Xinhua’s anchor was developed through machine learning that imitates the voice, facial expressions and gestures of real-life broadcasters in order to forge what the company defines as “a lifelike image instead of a cold robot.” Yet despite Xinhua’s best efforts to simulate an actual human, many complain that the viewing experience of the ‘AI’ anchor isn’t so pleasing due to his flat, arrhythmic, and monotonic delivery.
His questionable imitation of human expression isn’t the digital anchor’s only problem. As pointed out by Will Knight, a senior editor for AI at MIT Technology Review, Xinhua’s virtual anchor is hardly an example of true AI. Knight argues that while machine learning enabled the news agency to come very close to flawlessly mimicking a real-life news persona, they still must feed the text to his virtual alter ego. “We should… always be really careful I think about the use of the term AI, and in this context you don’t want to suggest that this anchor is actually exhibiting any intelligence, because it’s not, it’s just like a kind of very sophisticated digital puppet,” Knight said to CNBC, “What actually creates those images and the movement of the lips and the voice of this anchor is using algorithms that are related to artificial intelligence. But to call this an AI anchor is slightly overselling it.”
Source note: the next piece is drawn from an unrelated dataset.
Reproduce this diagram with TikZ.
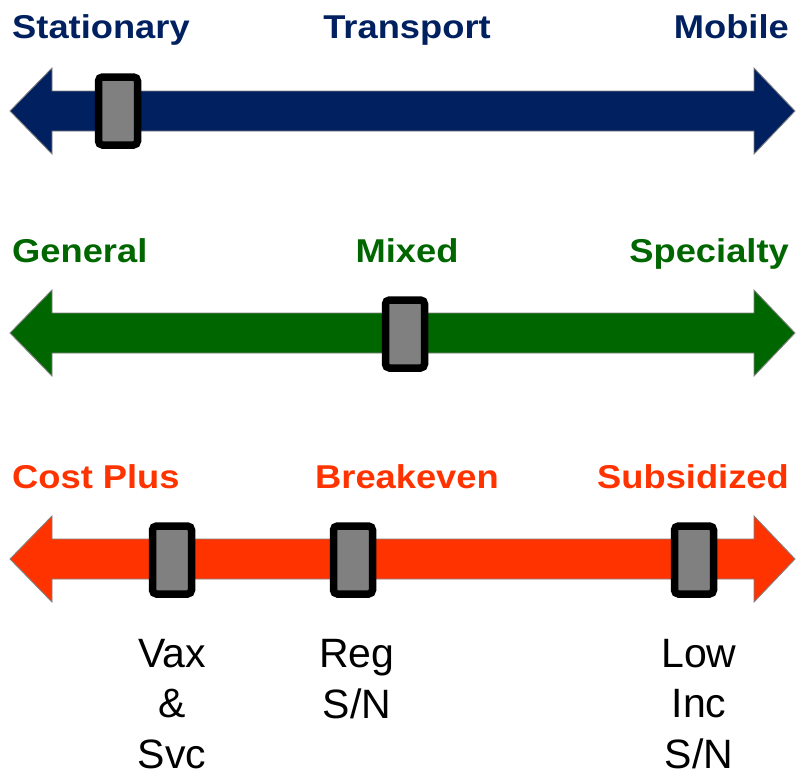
\documentclass[tikz,border=0pt]{standalone}
\usepackage{fontspec}
\setmainfont{Liberation Sans}
\newfontfamily\titlefont[FakeStretch=1.1]{Liberation Sans}
\definecolor{navyband}{RGB}{0,32,96}
\definecolor{greenband}{RGB}{0,102,0}
\definecolor{redband}{RGB}{255,51,0}
\definecolor{bandedge}{RGB}{128,128,128}
\tikzset{
  band/.style={draw=bandedge, line width=0.9pt},
  slider/.style={draw=black, fill=gray, line width=7.5pt, rounded corners=4pt,
    minimum width=39pt, minimum height=68pt, inner sep=0pt},
  title/.style={font=\titlefont\bfseries\fontsize{33}{40}\selectfont, inner sep=0pt},
  tag/.style={font=\fontsize{41}{50.5}\selectfont, align=center, inner sep=0pt},
}
\begin{document}
\begin{tikzpicture}[x=1pt, y=-1pt]
  \useasboundingbox (0,0) rectangle (796,772);
  % the three bands
  \foreach \yc/\col in {111/navyband, 333/greenband, 559/redband}
    \draw[band, fill=\col] (10,\yc) -- ++(42,-43) -- ++(0,23) -- ++(702,0) -- ++(0,-23)
      -- ++(41,43) -- ++(-41,43) -- ++(0,-23) -- ++(-702,0) -- ++(0,23) -- cycle;
  % sliders
  \node[slider] (stationarymark) at (118,111) {};
  \node[slider] (mixedmark) at (405,334) {};
  \node[slider] (vaxmark) at (172,560) {};
  \node[slider] (regmark) at (353,560) {};
  \node[slider] (lowmark) at (694,560) {};
  % titles
  \node[title, text=navyband, anchor=base west] (stationary) at (12,38) {Stationary};
  \node[title, text=navyband, anchor=base] (transport) at (407,38) {Transport};
  \node[title, text=navyband, anchor=base east] (mobile) at (789,38) {Mobile};
  \node[title, text=greenband, anchor=base west] (general) at (12,262) {General};
  \node[title, text=greenband, anchor=base] (mixed) at (407,262) {Mixed};
  \node[title, text=greenband, anchor=base east] (specialty) at (789,262) {Specialty};
  \node[title, text=redband, anchor=base west] (costplus) at (12,488) {Cost Plus};
  \node[title, text=redband, anchor=base] (breakeven) at (407,488) {Breakeven};
  \node[title, text=redband, anchor=base east] (subsidized) at (789,488) {Subsidized};
  % programs (base = last line)
  \node[tag, anchor=base] (vax) at (172,768) {Vax\\\&\\Svc};
  \node[tag, anchor=base] (reg) at (357,718) {Reg\\S/N};
  \node[tag, anchor=base] (low) at (699,768) {Low\\Inc\\S/N};
\end{tikzpicture}
\end{document}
Other than misrepresenting the field of AI and diverting the public further away from the true core and purpose of its research, Xinhua’s brand of virtual news anchors risks diminishing the quality of the news itself, seeing as the ‘person’ delivering them is incapable of intelligent analysis. Seeing as most media and news agencies adhere to some worldview, their anchors often deliver the content through the filter of their socio-political affiliation. And while this practice flavours news with a considerable degree of bias, it also helps the viewer engage in a more profound analysis of the events, as opposed to mindlessly digesting them as passive consumers of information.
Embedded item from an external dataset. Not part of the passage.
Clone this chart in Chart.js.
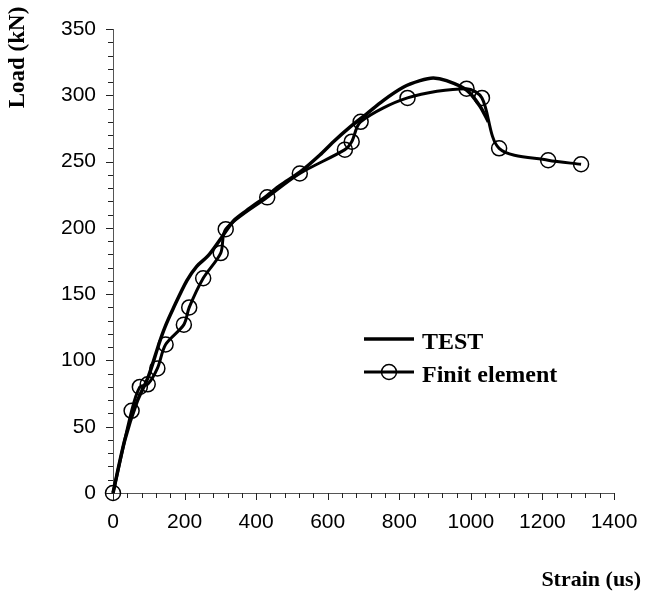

News anchors draw our focus to particular issues as they surface and shed light on aspects of them we wouldn’t otherwise consider; they have the power to humanise stories and situate them within a broader context. But Digital Hao and his fellow virtualites stifle this type of analysis of news and essentially grant those behind the scenes who feed them the information absolute power over crafting the content viewers are exposed to without owing to the responsibility of actually delivering it. Then again, for the Chinese Communist Party this is of course a desirable outcome. And although in the West freedom of speech is still not as brutally infringed upon as in China, we’d be foolish to think that there aren’t characters in power here who are drooling at the thought of gaining full control over our intake of news.
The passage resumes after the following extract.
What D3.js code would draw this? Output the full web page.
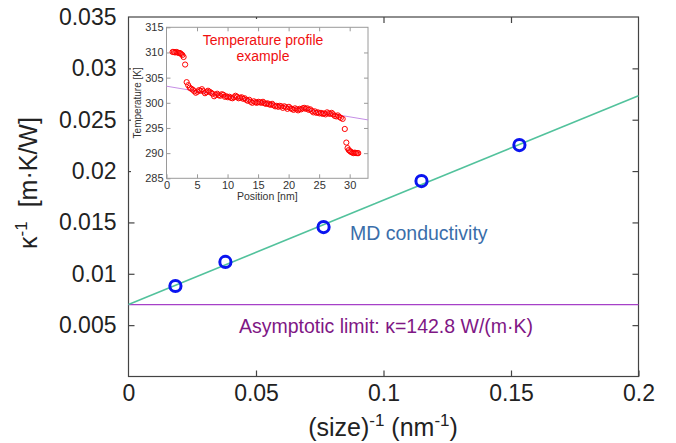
<!DOCTYPE html>
<html>
<head>
<meta charset="utf-8">
<script src="https://cdn.jsdelivr.net/npm/d3@7"></script>
<style>
  html, body { margin: 0; padding: 0; background: #fff; }
  svg { display: block; font-family: "Liberation Sans", Arial, sans-serif; }
</style>
</head>
<body>
<svg id="chart" width="676" height="443"></svg>
<script>
// Inverse system size (nm^-1) and inverse MD thermal conductivity (m·K/W)
const invSize = [0.0184, 0.0380, 0.0765, 0.1149, 0.1533];
const invKappa = [0.00881, 0.01115, 0.01455, 0.01903, 0.02253];

// Linear extrapolation to infinite size
const kappaLimit = 142.8;            // W/(m·K)
const fitSlope = 0.1017;             // (m·K/W) per nm^-1

const xTicks = [0, 0.05, 0.1, 0.15, 0.2];
const yTicks = [0.005, 0.01, 0.015, 0.02, 0.025, 0.03, 0.035];

// Temperature profile along the sample (position nm, temperature K)
const profilePos = [
  1.0, 1.2, 1.4, 1.6, 1.8, 2.0, 2.2, 2.4, 2.6, 2.8,
  3.05, 3.3, 3.55, 3.8, 4.05, 4.3, 4.55, 4.8, 5.05, 5.3,
  5.55, 5.8, 6.05, 6.3, 6.55, 6.8, 7.05, 7.3, 7.55, 7.8,
  8.05, 8.3, 8.55, 8.8, 9.05, 9.3, 9.55, 9.8, 10.05, 10.3,
  10.55, 10.8, 11.05, 11.3, 11.55, 11.8, 12.05, 12.3, 12.55, 12.8,
  13.05, 13.3, 13.55, 13.8, 14.05, 14.3, 14.55, 14.8, 15.05, 15.3,
  15.55, 15.8, 16.05, 16.3, 16.55, 16.8, 17.05, 17.3, 17.55, 17.8,
  18.05, 18.3, 18.55, 18.8, 19.05, 19.3, 19.55, 19.8, 20.05, 20.3,
  20.55, 20.8, 21.05, 21.3, 21.55, 21.8, 22.05, 22.3, 22.55, 22.8,
  23.05, 23.3, 23.55, 23.8, 24.05, 24.3, 24.55, 24.8, 25.05, 25.3,
  25.55, 25.8, 26.05, 26.3, 26.55, 26.8, 27.05, 27.3, 27.55, 27.8,
  28.05, 28.3, 28.55, 28.85, 29.2, 29.45, 29.65, 29.85, 30.05, 30.25,
  30.45, 30.65, 30.85, 31.05, 31.25, 31.4
];
const profileTemp = [
  310.1, 310.1, 310.0, 310.1, 310.0, 309.9, 309.9, 309.7, 309.5, 309.1,
  307.6, 304.1, 303.5, 303.0, 302.8, 302.6, 302.3, 302.0, 302.2, 302.5,
  302.4, 302.7, 302.3, 301.9, 302.1, 302.4, 302.2, 302.0, 301.8, 301.3,
  301.6, 301.8, 301.5, 301.4, 301.7, 301.6, 301.2, 301.3, 301.1, 301.2,
  301.0, 300.9, 301.1, 301.4, 301.2, 300.9, 301.0, 301.1, 300.8, 300.9,
  300.6, 300.4, 300.6, 300.2, 300.0, 300.3, 300.1, 300.0, 300.2, 300.1,
  300.0, 300.2, 299.9, 299.8, 299.9, 299.7, 299.6, 299.8, 299.5, 299.3,
  299.4, 299.2, 299.4, 299.3, 299.0, 299.3, 299.1, 298.8, 299.2, 298.9,
  298.8, 298.6, 298.9, 298.7, 298.5, 298.8, 298.7, 298.9, 299.0, 298.8,
  298.9, 298.6, 298.7, 298.4, 298.1, 298.3, 298.0, 298.1, 297.9, 298.0,
  297.8, 297.9, 297.7, 298.1, 297.9, 297.8, 298.0, 297.7, 297.4, 297.3,
  297.5, 297.2, 297.0, 296.8, 294.8, 292.1, 291.0, 290.6, 290.4, 290.2,
  290.1, 290.0, 290.1, 290.0, 290.0, 290.0
];
// Linear fit of the bulk region of the profile
const profileFit = [[0, 303.3], [33, 296.6]];
const insetXTicks = [0, 5, 10, 15, 20, 25, 30];
const insetYTicks = [285, 290, 295, 300, 305, 310, 315];

const svg = d3.select("#chart");

// ---------- main plot ----------
const L = 128.5, R = 638.5, T = 17, B = 376.5;
const x = d3.scaleLinear().domain([0, 0.2]).range([L, R]);
const y = d3.scaleLinear().domain([0, 0.035]).range([B, T]);
const axisColor = "#444";
const tickColor = "#222";

const main = svg.append("g");

// frame
main.append("rect")
  .attr("x", L).attr("y", T).attr("width", R - L).attr("height", B - T)
  .attr("fill", "none").attr("stroke", axisColor).attr("stroke-width", 1.2);

// axes with inward ticks
const fmt = d => d === 0 ? "0" : String(+d.toFixed(3));
const gx = main.append("g").attr("transform", `translate(0,${B})`)
  .call(d3.axisBottom(x).tickValues(xTicks).tickSizeInner(-6).tickSizeOuter(0).tickPadding(8).tickFormat(fmt));
const gxt = main.append("g").attr("transform", `translate(0,${T})`)
  .call(d3.axisTop(x).tickValues(xTicks.slice(1, -1)).tickSizeInner(-6).tickSizeOuter(0).tickFormat(""));
const gy = main.append("g").attr("transform", `translate(${L},0)`)
  .call(d3.axisLeft(y).tickValues(yTicks).tickSizeInner(-6).tickSizeOuter(0).tickPadding(12).tickFormat(fmt));
const gyr = main.append("g").attr("transform", `translate(${R},0)`)
  .call(d3.axisRight(y).tickValues(yTicks.slice(0, -1)).tickSizeInner(-6).tickSizeOuter(0).tickFormat(""));
[gx, gxt, gy, gyr].forEach(g => {
  g.select(".domain").remove();
  g.selectAll(".tick line").attr("stroke", axisColor).attr("stroke-width", 1.2);
  g.selectAll(".tick text").attr("fill", tickColor)
    .style("font-family", "'Liberation Sans', Arial, sans-serif").style("font-size", "23px");
});
gx.selectAll(".tick").filter(d => d === 0).select("line").remove();
gy.selectAll(".tick").filter(d => d === 0.035).select("line").remove();

// asymptotic limit line
const y0 = 1 / kappaLimit;
main.append("line")
  .attr("x1", x(0)).attr("x2", x(0.2))
  .attr("y1", y(y0)).attr("y2", y(y0))
  .attr("stroke", "#a640c8").attr("stroke-width", 1.3);

// fitted line
main.append("line")
  .attr("x1", x(0)).attr("y1", y(y0))
  .attr("x2", x(0.2)).attr("y2", y(y0 + fitSlope * 0.2))
  .attr("stroke", "#52c29c").attr("stroke-width", 1.6);

// MD points
main.selectAll("circle.md")
  .data(invSize.map((v, i) => [v, invKappa[i]]))
  .join("circle")
  .attr("class", "md")
  .attr("cx", d => x(d[0])).attr("cy", d => y(d[1]))
  .attr("r", 5.6)
  .attr("fill", "none").attr("stroke", "#0a14f0").attr("stroke-width", 3);

// annotations
main.append("text")
  .attr("x", 350).attr("y", 240)
  .attr("fill", "#3a6eaa").style("font-size", "19.5px")
  .text("MD conductivity");
main.append("text")
  .attr("x", 386).attr("y", 333).attr("text-anchor", "middle")
  .attr("fill", "#7f1785").style("font-size", "19.5px")
  .text(`Asymptotic limit: \u03ba=${kappaLimit.toFixed(1)} W/(m\u00b7K)`);

// axis titles
const xt = main.append("text")
  .attr("x", 383).attr("y", 436).attr("text-anchor", "middle")
  .attr("fill", tickColor).style("font-size", "25px");
xt.append("tspan").text("(size)");
xt.append("tspan").attr("dy", -10).style("font-size", "17px").text("-1");
xt.append("tspan").attr("dy", 10).text(" (nm");
xt.append("tspan").attr("dy", -10).style("font-size", "17px").text("-1");
xt.append("tspan").attr("dy", 10).text(")");

const yt = main.append("text")
  .attr("transform", "translate(37,183) rotate(-90)")
  .attr("text-anchor", "middle")
  .attr("fill", tickColor).style("font-size", "25px");
yt.append("tspan").text("\u03ba");
yt.append("tspan").attr("dy", -10).style("font-size", "17px").text("-1");
yt.append("tspan").attr("dy", 10).text("\u00a0 [m\u00b7K/W]");

// ---------- inset: temperature profile ----------
const iL = 166.5, iR = 368, iT = 27.3, iB = 178.3;
const ix = d3.scaleLinear().domain([0, 33]).range([iL, iR]);
const iy = d3.scaleLinear().domain([285, 315]).range([iB, iT]);
const inset = svg.append("g");
const insetFrame = "#9a9a9a";

inset.append("rect")
  .attr("x", 131).attr("y", 19).attr("width", 244).attr("height", 184)
  .attr("fill", "#fff");
inset.append("rect")
  .attr("x", iL).attr("y", iT).attr("width", iR - iL).attr("height", iB - iT)
  .attr("fill", "none").attr("stroke", insetFrame).attr("stroke-width", 1);

const ig = [
  inset.append("g").attr("transform", `translate(0,${iB})`)
    .call(d3.axisBottom(ix).tickValues(insetXTicks).tickSizeInner(-4).tickSizeOuter(0).tickPadding(3)),
  inset.append("g").attr("transform", `translate(0,${iT})`)
    .call(d3.axisTop(ix).tickValues(insetXTicks.slice(1)).tickSizeInner(-4).tickSizeOuter(0).tickFormat("")),
  inset.append("g").attr("transform", `translate(${iL},0)`)
    .call(d3.axisLeft(iy).tickValues(insetYTicks).tickSizeInner(-4).tickSizeOuter(0).tickPadding(3)),
  inset.append("g").attr("transform", `translate(${iR},0)`)
    .call(d3.axisRight(iy).tickValues(insetYTicks.slice(1, -1)).tickSizeInner(-4).tickSizeOuter(0).tickFormat(""))
];
ig.forEach(g => {
  g.select(".domain").remove();
  g.selectAll(".tick line").attr("stroke", insetFrame);
  g.selectAll(".tick text").attr("fill", "#333")
    .style("font-family", "'Liberation Sans', Arial, sans-serif").style("font-size", "11px");
});

inset.append("text")
  .attr("x", (iL + iR) / 2).attr("y", 200).attr("text-anchor", "middle")
  .attr("fill", "#333").style("font-size", "10.5px").text("Position [nm]");
inset.append("text")
  .attr("transform", `translate(141,${(iT + iB) / 2}) rotate(-90)`).attr("text-anchor", "middle")
  .attr("fill", "#333").style("font-size", "10px").text("Temperature [K]");

// fitted profile line
inset.append("path")
  .datum(profileFit)
  .attr("d", d3.line().x(d => ix(d[0])).y(d => iy(d[1])))
  .attr("fill", "none").attr("stroke", "#c58ee6").attr("stroke-width", 1);

// profile points
inset.selectAll("circle.tp")
  .data(profilePos.map((p, i) => [p, profileTemp[i]]))
  .join("circle")
  .attr("class", "tp")
  .attr("cx", d => ix(d[0])).attr("cy", d => iy(d[1]))
  .attr("r", 2.6)
  .attr("fill", "none").attr("stroke", "#f00").attr("stroke-width", 1);

// inset title
const title = inset.append("text")
  .attr("text-anchor", "middle").attr("fill", "#f01010").style("font-size", "14px");
title.append("tspan").attr("x", 263).attr("y", 45).text("Temperature profile");
title.append("tspan").attr("x", 263).attr("y", 61).text("example");
</script>
</body>
</html>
Knight and his fellows bash Xinhua’s virtual anchor for being a sham AI, incapable of real intelligence and a servant of autocrats who wish to limit any type of unwanted analysis of the news. While their claims are legit, wouldn’t the alternative be even more terrifying? What if we finally managed to manufacture a computer programme actually capable of intelligently analysing written text and such technology was utilised to deliver news to the masses? Could true AI news anchors be trusted to exercise sound judgement, honesty and transparency as they narrate our societies’ stories? This may still be far down the road, but it is safe to predict that a digital ‘24/7’ Jeanine Pirro would mark the beginning of the apocalypse.